I looked on my right hand, and beheld, but there was no man that would know me: refuge failed me; no man cared for my soul. – Psalm 142:4
What heartbreaking words! At the time of this writing, David was fleeing for his life. He was tired, frustrated and discouraged, but he was not alone. First Samuel 22:1-2 tells us, David therefore departed thence, and escaped to the cave Adullam: and when his brethren and all his father’s house heard it, they went down thither to him. And every one that was in distress, and every one that was in debt, and every one that was discontented, gathered themselves unto him; and he became a captain over them: and there were with him about four hundred men.
Four hundred men dwelt in the cave with David, yet he declared that no man knew him or cared for him. As if that weren’t bad enough, he felt that even God had forsaken him.
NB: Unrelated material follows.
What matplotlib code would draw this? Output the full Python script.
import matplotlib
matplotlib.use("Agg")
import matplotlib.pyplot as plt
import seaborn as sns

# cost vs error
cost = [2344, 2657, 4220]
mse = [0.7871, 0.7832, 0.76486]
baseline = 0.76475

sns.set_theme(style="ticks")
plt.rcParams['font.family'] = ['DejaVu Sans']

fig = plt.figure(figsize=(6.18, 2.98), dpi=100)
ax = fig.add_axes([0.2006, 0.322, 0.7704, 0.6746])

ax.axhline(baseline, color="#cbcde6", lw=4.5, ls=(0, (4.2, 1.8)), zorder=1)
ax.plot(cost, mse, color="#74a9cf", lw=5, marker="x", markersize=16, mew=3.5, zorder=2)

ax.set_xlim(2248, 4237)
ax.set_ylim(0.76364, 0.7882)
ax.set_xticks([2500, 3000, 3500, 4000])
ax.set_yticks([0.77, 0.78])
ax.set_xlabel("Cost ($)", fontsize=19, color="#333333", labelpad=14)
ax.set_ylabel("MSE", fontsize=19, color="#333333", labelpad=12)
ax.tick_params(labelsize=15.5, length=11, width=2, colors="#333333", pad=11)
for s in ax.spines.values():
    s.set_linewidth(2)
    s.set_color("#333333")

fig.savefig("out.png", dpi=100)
He said, “I looked on my right hand, and there was no one there,” but at another point in his life, he commented, “I have set the Lord always before me: because he is at my right hand, I shall not be moved.” (Psalm 16:8) David also stated that refuge had failed him while numerous times in some of the other psalms, he declares “God is my refuge.” So if God was at his right hand and God was his refuge, then David has a problem because he now believes that no one cares and no one can help.
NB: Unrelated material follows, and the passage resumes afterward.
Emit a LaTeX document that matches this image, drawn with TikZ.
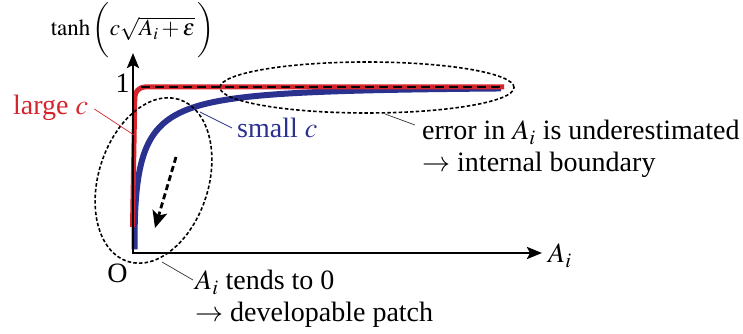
\documentclass[tikz,border=0pt]{standalone}
\usepackage{mathptmx}
\usepackage[no-math]{fontspec}
\setmainfont{Liberation Serif}
\usetikzlibrary{arrows.meta}
\definecolor{curvered}{RGB}{212,36,44}
\definecolor{curveblue}{RGB}{43,49,143}
\tikzset{
  axisline/.style={line width=2.8pt,
    {Stealth[length=15pt,width=12pt,inset=3pt]}-{Stealth[length=15pt,width=12pt,inset=3pt]}},
  lbl/.style={font=\fontsize{28}{33}\selectfont, inner sep=0pt},
  ring/.style={line width=1.6pt, dash pattern=on 3.5pt off 2.2pt},
  leader/.style={line width=0.7pt},
  flow/.style={line width=2.8pt, dash pattern=on 6pt off 3.5pt,
    -{Stealth[length=17pt,width=15pt,inset=4pt]}},
}
\begin{document}
\begin{tikzpicture}[x=1pt,y=1pt]
\useasboundingbox (0,0) rectangle (743,334);

% key points
\coordinate (O) at (133,81);
\coordinate (ytip) at (133,281);
\coordinate (xtip) at (542,81);

% small c curve
\draw[curveblue, line width=6pt, line cap=butt]
  plot[variable=\t, domain=0.1:7.16, samples=160, smooth]
  ({134.5+\t^3},{81+166*tanh(0.296*pow(\t,1.125))});

% large c curve
\draw[curvered, line width=5pt, rounded corners=10pt]
  (132.5,107) -- (135,247) -- (504,247);

% asymptote at 1
\draw[line width=2.6pt, dash pattern=on 9pt off 5pt] (141,247) -- (504,247);

% axes
\draw[axisline] (ytip) -- (O) -- (xtip);

% regions of interest
\draw[ring] (367,246.5) ellipse [x radius=147, y radius=25.5];
\draw[ring, rotate around={72.4:(153.5,153.5)}] (153.5,153.5) ellipse [x radius=85, y radius=55];

% trend towards zero
\coordinate (flowA) at (176,177);
\coordinate (flowB) at (155,106);
\draw[flow] (flowA) -- (flowB);

% axis labels
\node[font=\fontsize{23}{28}\selectfont, inner sep=0pt, anchor=base] (ylab) at (132.5,298)
  {$\tanh\bigg(c\sqrt{A_i+\varepsilon}\,\bigg)$};
\node[lbl, anchor=base west] (xlab) at (548,71) {$A_i$};
\node[lbl, anchor=base] (one) at (122.5,241) {1};
\node[lbl, anchor=base] (orig) at (117.5,51) {O};

% curve labels
\node[lbl, text=curvered, anchor=base west] (large) at (13,219) {large $c$};
\coordinate (redpt) at (134,199);
\draw[leader, curvered] ([shift={(6,6)}]large.base east) -- (redpt);

\node[lbl, text=curveblue, anchor=base west] (small) at (237,196) {small $c$};
\coordinate (bluept) at (200,222);
\draw[leader, curveblue] (bluept) -- ([shift={(-5,10)}]small.base west);

% annotations
\node[lbl, anchor=base west] (err1) at (422,194) {error in $A_i$ is underestimated};
\node[lbl, anchor=base west] (err2) at (422,162) {$\rightarrow$ internal boundary};
\coordinate (ringA) at (385,220);
\draw[leader, black!80] (ringA) -- ([shift={(-7,15)}]err1.base west);

\node[lbl, anchor=base west] (dev1) at (195,44) {$A_i$ tends to 0};
\node[lbl, anchor=base west] (dev2) at (195,12) {$\rightarrow$ developable patch};
\coordinate (ringB) at (162,72);
\draw[leader, black!80] (ringB) -- ([shift={(-2,10)}]dev1.base west);
\end{tikzpicture}
\end{document}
Discouragement and disappointment often lead to disillusionment. Our feelings in the heat of the moment have a way of making us forget everything that we know to be true. We know that God is good. We know He is faithful. We know that He will never leave us or forsake us. But when the dark times come, what we feel and what we know don’t usually mesh. It is then that we have to make a choice—what are we going to believe: our feelings or the facts?
This is why it is so imperative that we hide God’s Word in our hearts. When troubles come, we need truths to cling to. We need God’s promises. With His Word firmly planted in our hearts, we have a much better chance of fighting the battle with knowledge rather than feelings. When Satan whispers that we’re all alone, we can inform him that we have God’s promise that we are never alone (Hebrews 13:5). When the world tells us we’re not strong enough, we can tell them that we can do all things through Christ because He gives us strength (Philippians 4:13). And when our own feelings try to convince us that this is as good as it gets, we can rehearse II Corinthians 4:17, which reminds us that our pain has a purpose and that, one day, these temporary troubles will be a thing of the past. It does get better! It did for David. It will for you.
Don’t lose hope. Cling to God’s promises. They will see you through even the darkest valley. And never forget that you do not walk alone. That, my friend, is a fact!